Exact reproduction of the data is required, with images excluded.

* BEGIN *

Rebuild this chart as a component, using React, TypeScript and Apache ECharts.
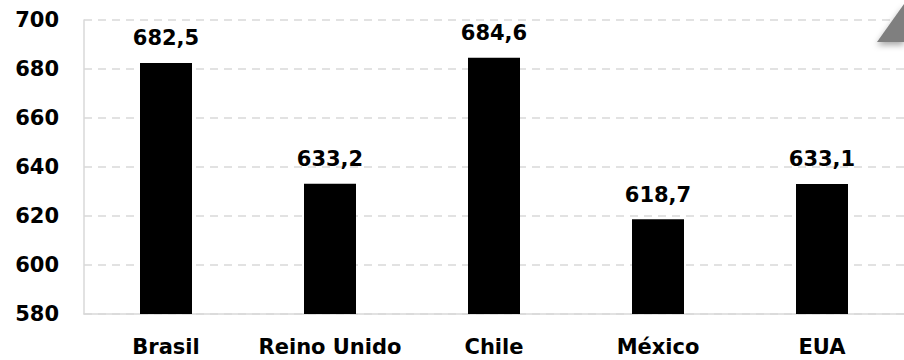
import React, { useEffect, useRef } from "react";
import * as echarts from "echarts";

const categories = ["Brasil", "Reino Unido", "Chile", "México", "EUA"];
const values = [682.5, 633.2, 684.6, 618.7, 633.1];
const yMin = 580;
const yMax = 700;
const yStep = 20;

const FONT = "DejaVu Sans";

export default function App() {
  const ref = useRef<HTMLDivElement>(null);
  useEffect(() => {
    if (!ref.current) return;
    const chart = echarts.init(ref.current, undefined, { renderer: "svg" });
    chart.setOption({
      animation: false,
      backgroundColor: "#ffffff",
      grid: { left: 84, right: -6, top: 20, bottom: 46, containLabel: false },
      xAxis: {
        type: "category",
        data: categories,
        axisLine: { show: true, lineStyle: { color: "#d9d9d9", width: 1.5 } },
        axisTick: { show: false },
        axisLabel: {
          interval: 0,
          hideOverlap: false,
          color: "#000",
          fontFamily: FONT,
          fontWeight: "bold",
          fontSize: 21,
          margin: 22,
        },
      },
      yAxis: {
        type: "value",
        min: yMin,
        max: yMax,
        interval: yStep,
        axisLine: { show: true, lineStyle: { color: "#d9d9d9", width: 1.5 } },
        axisTick: { show: false },
        splitLine: { show: true, lineStyle: { color: "#d9d9d9", type: [8, 6], width: 1.5 } },
        axisLabel: {
          color: "#000",
          fontFamily: FONT,
          fontWeight: "bold",
          fontSize: 21,
          margin: 25,
        },
      },
      series: [
        {
          type: "bar",
          data: values,
          barWidth: 52,
          itemStyle: { color: "#000" },
          label: {
            show: true,
            position: "top",
            distance: 14,
            color: "#000",
            fontFamily: FONT,
            fontWeight: "bold",
            fontSize: 21,
            formatter: (p: any) => String(p.value.toFixed(1)).replace(".", ","),
          },
        },
      ],
      graphic: [
        {
          type: "polygon",
          shape: { points: [[877, 42], [904, 42], [904, 4]] },
          style: {
            fill: "#7f7f7f",
            shadowBlur: 6,
            shadowOffsetY: 3,
            shadowColor: "rgba(0,0,0,0.35)",
          },
          z: 100,
        },
      ],
    });
    return () => chart.dispose();
  }, []);
  return (
    <div
      ref={ref}
      style={{ position: "fixed", left: 0, top: 0, width: 904, height: 360, overflow: "hidden" }}
    />
  );
}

* END *

**COMPLETE RESPONSE:**
Rebuild this chart as a component, using React, TypeScript and Apache ECharts.
import React, { useEffect, useRef } from "react";
import * as echarts from "echarts";

const categories = ["Brasil", "Reino Unido", "Chile", "México", "EUA"];
const values = [682.5, 633.2, 684.6, 618.7, 633.1];
const yMin = 580;
const yMax = 700;
const yStep = 20;

const FONT = "DejaVu Sans";

export default function App() {
  const ref = useRef<HTMLDivElement>(null);
  useEffect(() => {
    if (!ref.current) return;
    const chart = echarts.init(ref.current, undefined, { renderer: "svg" });
    chart.setOption({
      animation: false,
      backgroundColor: "#ffffff",
      grid: { left: 84, right: -6, top: 20, bottom: 46, containLabel: false },
      xAxis: {
        type: "category",
        data: categories,
        axisLine: { show: true, lineStyle: { color: "#d9d9d9", width: 1.5 } },
        axisTick: { show: false },
        axisLabel: {
          interval: 0,
          hideOverlap: false,
          color: "#000",
          fontFamily: FONT,
          fontWeight: "bold",
          fontSize: 21,
          margin: 22,
        },
      },
      yAxis: {
        type: "value",
        min: yMin,
        max: yMax,
        interval: yStep,
        axisLine: { show: true, lineStyle: { color: "#d9d9d9", width: 1.5 } },
        axisTick: { show: false },
        splitLine: { show: true, lineStyle: { color: "#d9d9d9", type: [8, 6], width: 1.5 } },
        axisLabel: {
          color: "#000",
          fontFamily: FONT,
          fontWeight: "bold",
          fontSize: 21,
          margin: 25,
        },
      },
      series: [
        {
          type: "bar",
          data: values,
          barWidth: 52,
          itemStyle: { color: "#000" },
          label: {
            show: true,
            position: "top",
            distance: 14,
            color: "#000",
            fontFamily: FONT,
            fontWeight: "bold",
            fontSize: 21,
            formatter: (p: any) => String(p.value.toFixed(1)).replace(".", ","),
          },
        },
      ],
      graphic: [
        {
          type: "polygon",
          shape: { points: [[877, 42], [904, 42], [904, 4]] },
          style: {
            fill: "#7f7f7f",
            shadowBlur: 6,
            shadowOffsetY: 3,
            shadowColor: "rgba(0,0,0,0.35)",
          },
          z: 100,
        },
      ],
    });
    return () => chart.dispose();
  }, []);
  return (
    <div
      ref={ref}
      style={{ position: "fixed", left: 0, top: 0, width: 904, height: 360, overflow: "hidden" }}
    />
  );
}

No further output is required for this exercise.